Music and politics have always been inextricably linked for Asian Dub Foundation. They recorded a stirring single and campaigned intensely for the release of Satpal Ram, a British man jailed in 1987 for killing a racist attacker in self-defence, then helped him find work when he was finally paroled. Other ADF songs have touched on British imperialism in India, domestic violence, asylum laws and police brutality. But Savale insists the band's reputation as angry radicals is too lazy and limiting, overlooking their broad musical and lyrical range.

"There are only two tracks on the new album that I would say are directly attached to an issue," he insists. "One is Where's All the Money Gone? Well, everyone thinks that, so you could call it political but it's totally universal. The other one is This Land Is Not for Sale, which is about indigenous peoples in Mexico. But the rest of the album is far more universal. Our problem is, we could release an album of one of us cutting our toenails and people would call it political."

Formed in the mid-1990s, ADF grew out of Community Music, a series of workshops on electronic music held in deprived areas of East London by the group's co-founders Aniruddha Das and John Pandit, aka Doctor Das and Pandit G. A lifelong political activist who turned down an MBE award from the British government a decade ago, partly because the full name of the award contained the incendiary word "empire", Das finally left the band in 2008 to concentrate on his own projects. But Savale insists ADF still firmly believe music can be a force for social good, citing as evidence the six-part Al Jazeera series he made in 2009 called Music of Resistance.

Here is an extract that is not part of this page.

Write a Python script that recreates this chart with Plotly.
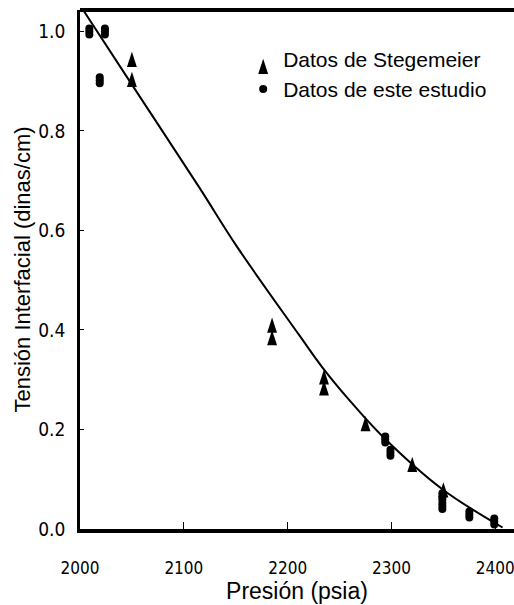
import plotly.graph_objects as go

# ---------------- data ----------------
pressure_ticks = [2000, 2100, 2200, 2300, 2400]
tension_ticks = [0.0, 0.2, 0.4, 0.6, 0.8, 1.0]

# Datos de Stegemeier (triangles)
stegemeier_p = [2050, 2050, 2185, 2185, 2235, 2235, 2275, 2320, 2350]
stegemeier_t = [0.944, 0.904, 0.410, 0.385, 0.306, 0.284, 0.212, 0.130, 0.079]

# Datos de este estudio (filled ellipses)
study_p = [2009, 2024, 2019, 2294, 2299, 2349, 2349, 2375, 2399]
study_t = [1.000, 1.000, 0.902, 0.180, 0.153, 0.066, 0.046, 0.029, 0.015]

# fitted curve, points
curve_p = [2004, 2050, 2115, 2151, 2211, 2233, 2259, 2291, 2349, 2407]
curve_t = [1.040, 0.893, 0.686, 0.568, 0.390, 0.326, 0.260, 0.187, 0.080, 0.003]

# ---------------- layout constants ----------------
FIG_W, FIG_H = 514, 605
M_L, M_R, M_T, M_B = 80, 0, 10, 76
X_RANGE = [2000, 2418]
Y_RANGE = [0, 1.043]
plot_h = FIG_H - M_T - M_B
t_per_px = (Y_RANGE[1] - Y_RANGE[0]) / plot_h

TRI_SIZE = 16          # 'arrow' symbol: ~10 px wide, ~15 px tall, tip at the point
TRI_SHIFT = 7.5 * t_per_px
ELL_SIZE = 8           # three stacked circles -> tall ellipse (8 x 14 px)
ELL_OFFSETS = [-3.0 * t_per_px, 0.0, 3.0 * t_per_px]

NARROW = "Liberation Sans Narrow, Arial Narrow, DejaVu Sans Condensed, sans-serif"
SANS = "Liberation Sans, Arial, sans-serif"
XTICK_FONT = dict(family=NARROW, size=17, color="black")
YTICK_FONT = dict(family=NARROW, size=19, color="black")
LEGEND_FONT = dict(family=SANS, size=21, color="black")

fig = go.Figure()

fig.add_trace(go.Scatter(
    x=curve_p, y=curve_t, mode="lines",
    line=dict(color="black", width=2, shape="spline", smoothing=1.0),
    showlegend=False, hoverinfo="skip"))

fig.add_trace(go.Scatter(
    x=stegemeier_p, y=[t + TRI_SHIFT for t in stegemeier_t], mode="markers",
    marker=dict(symbol="arrow", size=TRI_SIZE, color="black"),
    name="Datos de Stegemeier"))

for i, off in enumerate(ELL_OFFSETS):
    fig.add_trace(go.Scatter(
        x=study_p, y=[t + off for t in study_t], mode="markers",
        marker=dict(symbol="circle", size=ELL_SIZE, color="black"),
        name="Datos de este estudio", legendgroup="study", showlegend=(i == 1)))

fig.update_layout(
    width=FIG_W, height=FIG_H,
    margin=dict(l=M_L, r=M_R, t=M_T, b=M_B, autoexpand=False),
    paper_bgcolor="white", plot_bgcolor="white",
    font=LEGEND_FONT,
    showlegend=True,
    legend=dict(x=0.376, y=0.945, xanchor="left", yanchor="top",
                bgcolor="rgba(0,0,0,0)", font=LEGEND_FONT, tracegroupgap=0,
                itemsizing="trace"),
    xaxis=dict(range=X_RANGE, tickvals=pressure_ticks, ticktext=[str(v) for v in pressure_ticks],
               ticks="inside", ticklen=7, tickwidth=1, tickcolor="black",
               showline=True, linewidth=4, linecolor="black",
               showgrid=False, zeroline=False, tickfont=XTICK_FONT,
               ticklabelstandoff=21, ticklabeloverflow="allow",
               title=dict(text="Presión (psia)", font=dict(family=SANS, size=23, color="black"),
                          standoff=0)),
    yaxis=dict(range=Y_RANGE, tickvals=tension_ticks, tickformat=".1f",
               ticks="inside", ticklen=4, tickwidth=1, tickcolor="black",
               showline=True, linewidth=2.5, linecolor="black",
               showgrid=False, zeroline=False, tickfont=YTICK_FONT,
               ticklabelstandoff=8, ticklabeloverflow="allow",
               title=dict(text="Tensión Interfacial (dinas/cm)",
                          font=dict(family=SANS, size=22, color="black"), standoff=2)),
    shapes=[dict(type="line", xref="paper", yref="paper", x0=0, x1=1, y0=1, y1=1,
                 line=dict(color="black", width=4))],
)

fig.write_html("out.html", config={"displayModeBar": False},
               post_script="document.body.style.margin='0';document.body.style.overflow='hidden';")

"I'm still very much involved," Savale says, "still connected to groups who are rooted in trying to change their environment, while at the same time making good music as well. But the whole music workshop thing is probably not relevant to us any more because I don't think it's that relevant in Britain any more. When we started in the 1990s, it was an unusual thing to do, take a sampler into a youth club. But we've been undercut because kids now have a million ways to make music. They can make music on their phone, or their Xbox."

In 2006, ADF pushed their creative boundaries further by accepting a commission from the English National Opera in London to compose Gaddafi: A Living Myth, a lurid electro-punk musical about the Libyan dictator. Most reviews were mercilessly negative, but Savale insists the experience was personally enriching and educational.

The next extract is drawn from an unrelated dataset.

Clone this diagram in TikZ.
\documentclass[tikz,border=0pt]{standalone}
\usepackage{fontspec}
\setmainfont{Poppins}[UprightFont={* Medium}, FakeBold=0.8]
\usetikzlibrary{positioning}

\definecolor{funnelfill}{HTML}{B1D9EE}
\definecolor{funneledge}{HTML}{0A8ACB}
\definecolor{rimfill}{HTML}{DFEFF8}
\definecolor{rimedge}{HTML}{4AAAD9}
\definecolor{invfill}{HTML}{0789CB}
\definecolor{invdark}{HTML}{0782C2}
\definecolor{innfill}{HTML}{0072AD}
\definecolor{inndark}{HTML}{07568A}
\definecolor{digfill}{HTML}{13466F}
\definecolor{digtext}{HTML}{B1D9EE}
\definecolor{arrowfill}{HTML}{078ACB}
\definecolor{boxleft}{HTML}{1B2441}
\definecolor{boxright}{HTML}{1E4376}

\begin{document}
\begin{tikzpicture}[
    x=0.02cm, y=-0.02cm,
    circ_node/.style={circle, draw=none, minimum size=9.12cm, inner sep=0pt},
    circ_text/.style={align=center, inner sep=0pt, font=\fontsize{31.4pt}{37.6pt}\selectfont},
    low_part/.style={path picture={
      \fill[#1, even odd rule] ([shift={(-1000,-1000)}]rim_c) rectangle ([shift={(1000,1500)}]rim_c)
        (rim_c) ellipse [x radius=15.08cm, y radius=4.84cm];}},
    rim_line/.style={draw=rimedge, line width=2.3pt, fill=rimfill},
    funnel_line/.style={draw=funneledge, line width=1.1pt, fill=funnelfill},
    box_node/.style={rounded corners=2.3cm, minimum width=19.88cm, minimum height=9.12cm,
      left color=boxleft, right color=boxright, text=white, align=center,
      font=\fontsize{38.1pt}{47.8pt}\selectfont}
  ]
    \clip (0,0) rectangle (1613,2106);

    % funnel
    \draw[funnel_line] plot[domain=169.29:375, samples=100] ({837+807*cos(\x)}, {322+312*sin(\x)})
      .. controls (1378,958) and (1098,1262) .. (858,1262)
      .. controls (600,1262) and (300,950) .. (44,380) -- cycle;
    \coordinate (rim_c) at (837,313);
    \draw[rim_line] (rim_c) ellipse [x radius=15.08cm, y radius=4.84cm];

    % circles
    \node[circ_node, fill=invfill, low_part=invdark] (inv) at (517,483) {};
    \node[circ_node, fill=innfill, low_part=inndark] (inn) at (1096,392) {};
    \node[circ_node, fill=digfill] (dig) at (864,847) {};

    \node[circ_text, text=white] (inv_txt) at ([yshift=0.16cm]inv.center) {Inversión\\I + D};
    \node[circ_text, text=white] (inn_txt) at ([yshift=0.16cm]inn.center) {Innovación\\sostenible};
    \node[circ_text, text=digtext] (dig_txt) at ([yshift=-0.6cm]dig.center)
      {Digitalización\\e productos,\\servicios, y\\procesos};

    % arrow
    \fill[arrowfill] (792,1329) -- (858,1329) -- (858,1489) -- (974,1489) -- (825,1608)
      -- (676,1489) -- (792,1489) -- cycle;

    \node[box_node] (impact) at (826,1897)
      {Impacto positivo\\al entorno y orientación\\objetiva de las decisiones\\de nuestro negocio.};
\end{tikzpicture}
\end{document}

"It was political correctness gone mad, I don't mind saying that!" he laughs. "It was the worst aspects of multiculturalism. I don't even like opera! I don't know anything about it. I can't read or write music! But I got to go to Libya and Egypt; I met some very strange people, and I had the oddest conversations. I didn't meet Qaddafi, but I was in a room when he rang. And I met his son, in a huge house with an enormous back garden where he has a Siberian white tiger, a black panther and a whole load of falcons. I had the strangest journey of my life."

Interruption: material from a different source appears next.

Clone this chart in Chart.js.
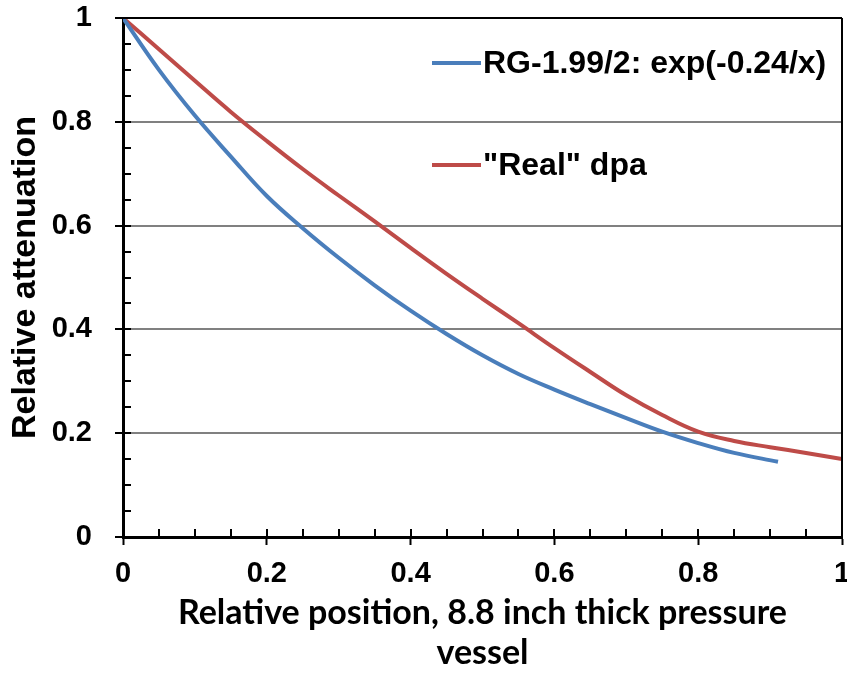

When I first interviewed ADF in the late 1990s, they were fervently campaigning against the rising tide of white racist politicians in East London. In 2011, under the shadow of Iraq and Afghanistan, does the landscape look better or worse to these veteran cultural commentators?

"Obviously, some things are much better. It would be silly to deny that," Savale nods. "But now Islamophobia has been stirred into the pot; the notion of the enemy within being Muslims has made the whole thing more complex. However naïve it sounds, I'm totally for the post-racial society. I don't normally agree with anything David Cameron says, but he did make a point that multiculturalism actually breaks people off from each other by incentivising them to keep apart. But then he linked multiculturalism to terrorism, which is just bonkers, without any mention of a war that has killed a few hundred thousand Muslims."

They may address heavyweight issues, but ADF's music is essentially a positive celebration of free expression, cultural diversity and people power. Looking at the upheavals in Egypt, Libya and neighbouring countries, Savale cannot help but be naturally optimistic.

"Of course, it depends whether it's 1989 or 1979 all over again," he nods. "I'm really hoping it's 1989. I don't know whether another Iran could come out of Egypt. I really hope not. But however it goes from now, there is something incredible about all those people from different walks of life actually saying: No! we want something better! There is an undeniable power in that. It is really inspiring."